Suara.com - Isu sensitif terkait kehadiran mantan tentara Israel Defence Forces (IDF) yang diduga menjalankan bisnis properti mewah di Bali tengah menjadi viral di media sosial.
Pria bernama Shachar Gonen menjadi sorotan setelah sebuah unggahan di Instagram menunjukkan ia sedang mengikuti ritual persembahyangan khas Bali sebelum memulai pembangunan vila.
Kecurigaan semakin kuat karena Shachar dan seorang wanita yang bersamanya pernah mengunggah foto mengenakan seragam militer Israel.
Dugaan ini memicu banyak pertanyaan publik, terutama mengenai legalitas izin dan status kewarganegaraan Shachar.
Shachar Gonen dilaporkan masuk ke Indonesia menggunakan visa investor (KITAS Investor) dan tercatat sebagai warga negara Jerman, sehingga celah ini dimanfaatkan untuk masuk ke wilayah Indonesia menggunakan paspor Jerman.
Sebagai informasi, ada banyak warga Israel yang memiliki dua kewarganegaraan.
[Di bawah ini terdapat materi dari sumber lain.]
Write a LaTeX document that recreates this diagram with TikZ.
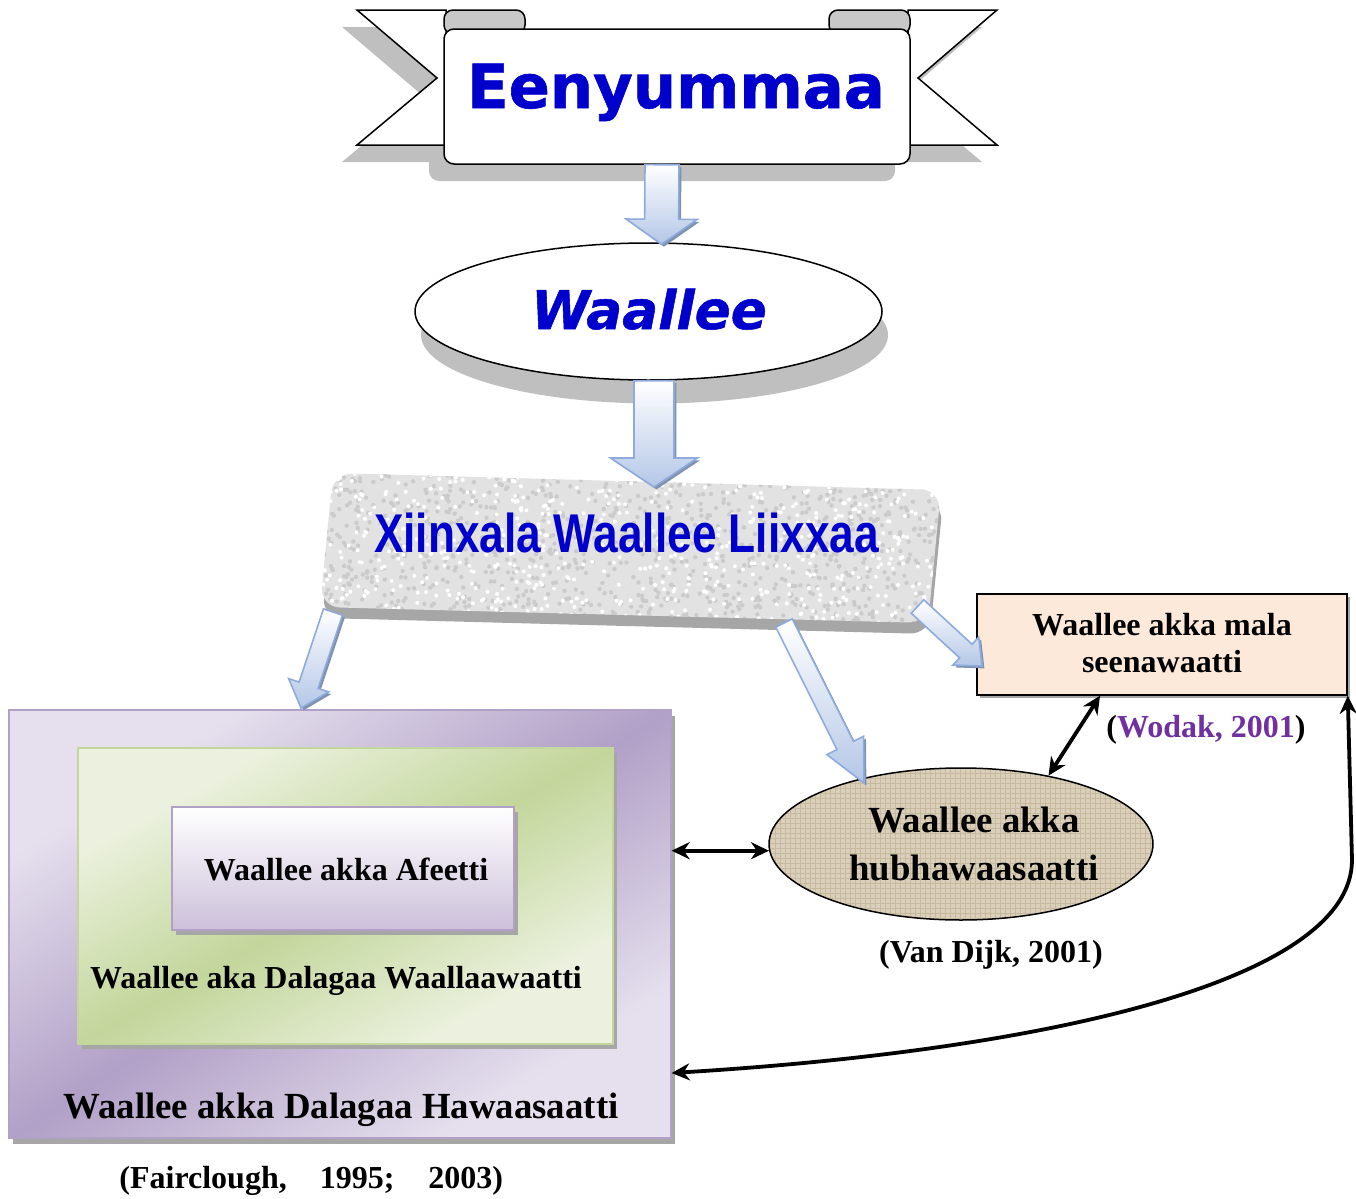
\documentclass[tikz,border=0pt]{standalone}
\usepackage{fontspec}
\setmainfont{Liberation Serif}
\newfontfamily\tnr{Liberation Serif}
\newfontfamily\dejab[FakeBold=1]{DejaVu Sans}
\newfontfamily\narrowf[FakeStretch=0.81]{Liberation Sans}
\usetikzlibrary{calc,shapes.geometric,arrows.meta}
\definecolor{tblue}{RGB}{0,0,204}
\definecolor{arrblue}{HTML}{B4C7E7}
\definecolor{arrborder}{HTML}{8FAADC}
\definecolor{arrshadow}{HTML}{7F93B0}
\definecolor{shadowgray}{HTML}{BFBFBF}
\definecolor{curlgray}{HTML}{C8C8C8}
\definecolor{texbase}{HTML}{E2E2E2}
\definecolor{texdark}{HTML}{CBCBCB}
\definecolor{texshadow}{HTML}{A6A6A6}
\definecolor{pinkbox}{HTML}{FDE9D9}
\definecolor{purpL}{HTML}{E6E0EE}
\definecolor{purpD}{HTML}{B1A0C7}
\definecolor{purpB}{HTML}{B2A1C7}
\definecolor{greenL}{HTML}{EBF1DE}
\definecolor{greenD}{HTML}{C3D69B}
\definecolor{innerB}{HTML}{CCC0DA}
\definecolor{burlap}{HTML}{DACFBA}
\definecolor{burlapline}{HTML}{C7B99E}
\definecolor{wodak}{HTML}{7030A0}
\definecolor{boxshadow}{HTML}{A6A6A6}
\pgfdeclarehorizontalshading{purplerefl}{100bp}{color(0bp)=(purpL); color(27bp)=(purpL); color(50bp)=(purpD); color(73bp)=(purpL); color(100bp)=(purpL)}
\pgfdeclarehorizontalshading{greenrefl}{100bp}{color(0bp)=(greenL); color(28bp)=(greenL); color(50bp)=(greenD); color(72bp)=(greenL); color(100bp)=(greenL)}
\tikzset{
  bline/.style={draw=black, line width=0.75pt},
  blockarr/.style={draw=arrborder, line width=0.8pt, top color=white, bottom color=arrblue},
  conn/.style={line width=1.9pt, {Stealth[length=9pt,width=8.5pt]}-{Stealth[length=9pt,width=8.5pt]}},
  txt/.style={font=\tnr\bfseries\fontsize{16}{19}\selectfont, inner sep=0pt},
  bigtxt/.style={font=\tnr\bfseries\fontsize{18.4}{22}\selectfont, inner sep=0pt},
}
\newcommand\myblockarrow[5]{%
  \coordinate (ba-h) at ($(#2)!#5!(#1)$);
  \coordinate (ba-1) at ($(#1)!#3!90:(#2)$);
  \coordinate (ba-2) at ($(ba-h)!#3!90:(#2)$);
  \coordinate (ba-3) at ($(ba-h)!#4!90:(#2)$);
  \coordinate (ba-4) at ($(ba-h)!#4!-90:(#2)$);
  \coordinate (ba-5) at ($(ba-h)!#3!-90:(#2)$);
  \coordinate (ba-6) at ($(#1)!#3!-90:(#2)$);
  \begin{scope}[transform canvas={shift={(1.2pt,-1.2pt)}}]
    \fill[arrshadow] (ba-1) -- (ba-2) -- (ba-3) -- (#2) -- (ba-4) -- (ba-5) -- (ba-6) -- cycle;
  \end{scope}
  \path[blockarr] (ba-1) -- (ba-2) -- (ba-3) -- (#2) -- (ba-4) -- (ba-5) -- (ba-6) -- cycle;
}
\begin{document}
\begin{tikzpicture}[x=0.5pt,y=-0.5pt]
\useasboundingbox (0,0) rectangle (1356,1199);
\fill[white] (0,0) rectangle (1356,1199);

% ---------- banner ----------
\begin{scope}[shift={(-15,17)}]
  \fill[shadowgray] (357,10) -- (446,10) -- (446,145) -- (357,145) -- (437,78) -- cycle;
  \fill[shadowgray] (997,10) -- (908,10) -- (908,145) -- (997,145) -- (918,78) -- cycle;
  \fill[shadowgray, rounded corners=5pt] (444,29) rectangle (910,164);
\end{scope}
\draw[bline, fill=white] (357,10) -- (446,10) -- (446,145) -- (357,145) -- (437,78) -- cycle;
\draw[bline, fill=white] (997,10) -- (908,10) -- (908,145) -- (997,145) -- (918,78) -- cycle;
\draw[bline, fill=curlgray, rounded corners=4.5pt] (444,10) rectangle (525,34);
\draw[bline, fill=curlgray, rounded corners=4.5pt] (829,10) rectangle (910,34);
\node[bline, fill=white, rounded corners=5pt, minimum width=233pt, minimum height=67.5pt, inner sep=0pt] (banner) at (677,96.5) {};
\node[anchor=base, inner sep=0pt, text=tblue, font=\dejab\bfseries\fontsize{30.4}{36}\selectfont] (eeny) at (676,108) {Eenyummaa};

% ---------- Waallee ellipse ----------
\fill[shadowgray] (654.5,335) ellipse [x radius=116.75pt, y radius=34.25pt];
\node[bline, fill=white, ellipse, minimum width=233.5pt, minimum height=68.5pt, inner sep=0pt] (wall) at (648.5,311.5) {};
\node[anchor=base, inner sep=0pt, text=tblue, font=\dejab\bfseries\itshape\fontsize{26.6}{30}\selectfont] (wallt) at (649,329) {Waallee};

\coordinate (a1s) at ($(banner.south)+(-15,0)$);
\coordinate (a1t) at ($(wall.north)+(13,2)$);
\myblockarrow{a1s}{a1t}{8.5pt}{17.75pt}{12.5pt}

% ---------- textured box ----------
\begin{scope}[shift={(2,11)}]
  \fill[texshadow, rounded corners=10pt] (333,473) -- (941,490) -- (928,623) -- (320,607) -- cycle;
\end{scope}
\begin{scope}
  \path[clip, rounded corners=10pt] (333,473) -- (941,490) -- (928,623) -- (320,607) -- cycle;
  \fill[texbase] (300,460) rectangle (960,640);
  \pgfmathsetseed{12}
  \foreach \i in {1,...,1100} {\fill[texdark] ({320+620*rnd},{470+160*rnd}) circle (2.2);}
  \foreach \i in {1,...,700} {\fill[white] ({320+620*rnd},{470+160*rnd}) circle (2);}
\end{scope}
\node[anchor=base, inner sep=0pt, text=tblue, font=\narrowf\bfseries\fontsize{27.3}{30}\selectfont] (xtitle) at (626.5,552) {Xiinxala Waallee Liixxaa};

\coordinate (a2s) at ($(wall.south)+(5.5,0)$);
\coordinate (a2t) at (654,487);
\myblockarrow{a2s}{a2t}{10pt}{21.75pt}{14.5pt}

% ---------- pink box ----------
\fill[boxshadow] (980,597) rectangle (1350,698);
\node[draw, line width=0.75pt, fill=pinkbox, minimum width=185pt, minimum height=50.5pt, inner sep=0pt] (pink) at (1162,644.5) {};
\node[txt, anchor=base] (pinkt1) at (1162,635) {Waallee akka mala};
\node[txt, anchor=base] (pinkt2) at (1162,672) {seenawaatti};

% ---------- hub ellipse ----------
\fill[burlap] (961,844) ellipse [x radius=96pt, y radius=38pt];
\begin{scope}
  \clip (961,844) ellipse [x radius=96pt, y radius=38pt];
  \foreach \k in {770,775,...,1155} {\draw[burlapline, line width=0.35pt] (\k,766) -- (\k,922);}
  \foreach \k in {768,773,...,920} {\draw[burlapline, line width=0.35pt] (768,\k) -- (1155,\k);}
\end{scope}
\node[bline, ellipse, minimum width=192pt, minimum height=76pt, inner sep=0pt] (hub) at (961,844) {};
\node[bigtxt, anchor=base] (hubt1) at (974,832) {Waallee akka};
\node[bigtxt, anchor=base] (hubt2) at (974,880) {hubhawaasaatti};

% ---------- nested boxes ----------
\fill[boxshadow] (13,716) rectangle (675,1144);
\node[shade, shading=purplerefl, shading angle=-57, draw=purpB, line width=0.6pt, minimum width=331pt, minimum height=214pt, inner sep=0pt] (outer) at (340,924) {};
\fill[boxshadow] (82,753) rectangle (617,1049);
\node[shade, shading=greenrefl, shading angle=-61, draw=greenD, line width=0.6pt, minimum width=267.5pt, minimum height=148pt, inner sep=0pt] (green) at (345.5,896) {};
\fill[boxshadow] (176,812) rectangle (518,935);
\node[draw=purpB, line width=1pt, top color=white, bottom color=innerB, minimum width=171pt, minimum height=61.5pt, inner sep=0pt] (inner) at (343,868.5) {};
\node[txt, anchor=base] (innert) at (346,880) {Waallee akka Afeetti};
\node[txt, anchor=base] (greent) at (336,988) {Waallee aka Dalagaa Waallaawaatti};
\node[bigtxt, anchor=base] (outert) at (341,1118) {Waallee akka Dalagaa Hawaasaatti};

% ---------- arrows from textured box ----------
\coordinate (a3s) at (333,612);
\coordinate (a3t) at (301,708);
\myblockarrow{a3s}{a3t}{5pt}{10.5pt}{12pt}
\coordinate (a4s) at (784,623);
\coordinate (a4t) at (864,783);
\myblockarrow{a4s}{a4t}{4.6pt}{10.25pt}{21pt}
\coordinate (a5s) at (917.5,606.5);
\coordinate (a5t) at (982,666);
\myblockarrow{a5s}{a5t}{4.6pt}{9.5pt}{11pt}

% ---------- connectors ----------
\draw[conn] (hub.182) -- (outer.east |- hub.182);
\draw[conn] (hub.38) -- ([xshift=-31pt]pink.south);
\coordinate (cend) at (outer.east |- 0,1073);
\draw[conn] (cend) .. controls (1050,1050) and (1352,980) .. (1352,860) -- (pink.south east);

% ---------- citations ----------
\node[txt, anchor=base] (wodakt) at (1206,737) {(\textcolor{wodak}{Wodak, 2001})};
\node[txt, anchor=base] (dijkt) at (991,962) {(Van Dijk, 2001)};
\node[txt, anchor=base west] (fairt) at (119,1188) {(Fairclough,\hspace{16.5pt}1995;\hspace{17pt}2003)};
\end{tikzpicture}
\end{document}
Israel sendiri memang memiliki kebijakan yang mengizinkan warganya memiliki dua paspor.
Berdasarkan informasi yang dihimpun, Shachar Gonen saat ini tinggal di sebuah vila yang berlokasi di Desa Pererenan, Kecamatan Mengwi, Kabupaten Badung.
Selama berada di Bali, ia dinaungi oleh sebuah perusahaan di Indonesia yang bertindak sebagai penjaminnya. Visa investor (KITAS Investor) milik SG sendiri diketahui masih berlaku hingga Maret 2026.

Banyak pihak mendesak pemerintah untuk menelusuri lebih dalam. Imigrasi dituntut lebih tegas, bukan hanya berani tegas kepada WNI melainkan ke WNA yang memanfaatkan celah hukum.
Baca Juga: Viral Tukang Sayur di Sulsel Ditampar Pria Ngaku Tentara, Cuma Gara-gara Pasang Bendera One Piece!
Terkait hal ini, pengamat dari Busan University of Foreign Studies, dalam publikasi di Middle East Monitor, Muhammad Zulfikar Rakhmat meminta pihak berwenang Indonesia bertindak.
Menurutnya, meskipun tidak ilegal bagi warga negara Jerman untuk berinvestasi di Bali, kehadiran mantan tentara IDF menjadi hal yang sangat meresahkan.
Rakhmat menekankan bahwa kasus ini menyentuh inti identitas moral Indonesia dan solidaritasnya yang telah lama terjalin dengan rakyat Palestina.
"Memverifikasi negara asal paspor saja tidak cukup. Kita harus bertanya: Siapakah orang-orang di balik paspor ini? Apa afiliasi masa lalu mereka? Apa yang mereka bawa ke dalam komunitas kita, modal, atau kontroversi?," papar Rakhmat.
Kehadiran mantan tentara IDF di Indonesia, jika terbukti, bukan hanya dipertanyakan secara moral, tetapi juga sangat provokatif. Rakhmat mengilustrasikan ironi yang mengerikan: seorang mantan tentara yang terlibat dalam operasi militer di Gaza, kini mengambil untung dari industri pariwisata Bali.
Adanya pendukung Zionis Israel yang jelas-jelas menjajah Palestina dan terang-terangan melakukan genosida di Indonesia menunjukkan bahwa hukum imigrasi di Indonesia masih sangat lemah. Risiko dari kehadiran mantan personel militer Israel ini bukan sekadar simbolis, melainkan dapat memicu reaksi publik yang meluas.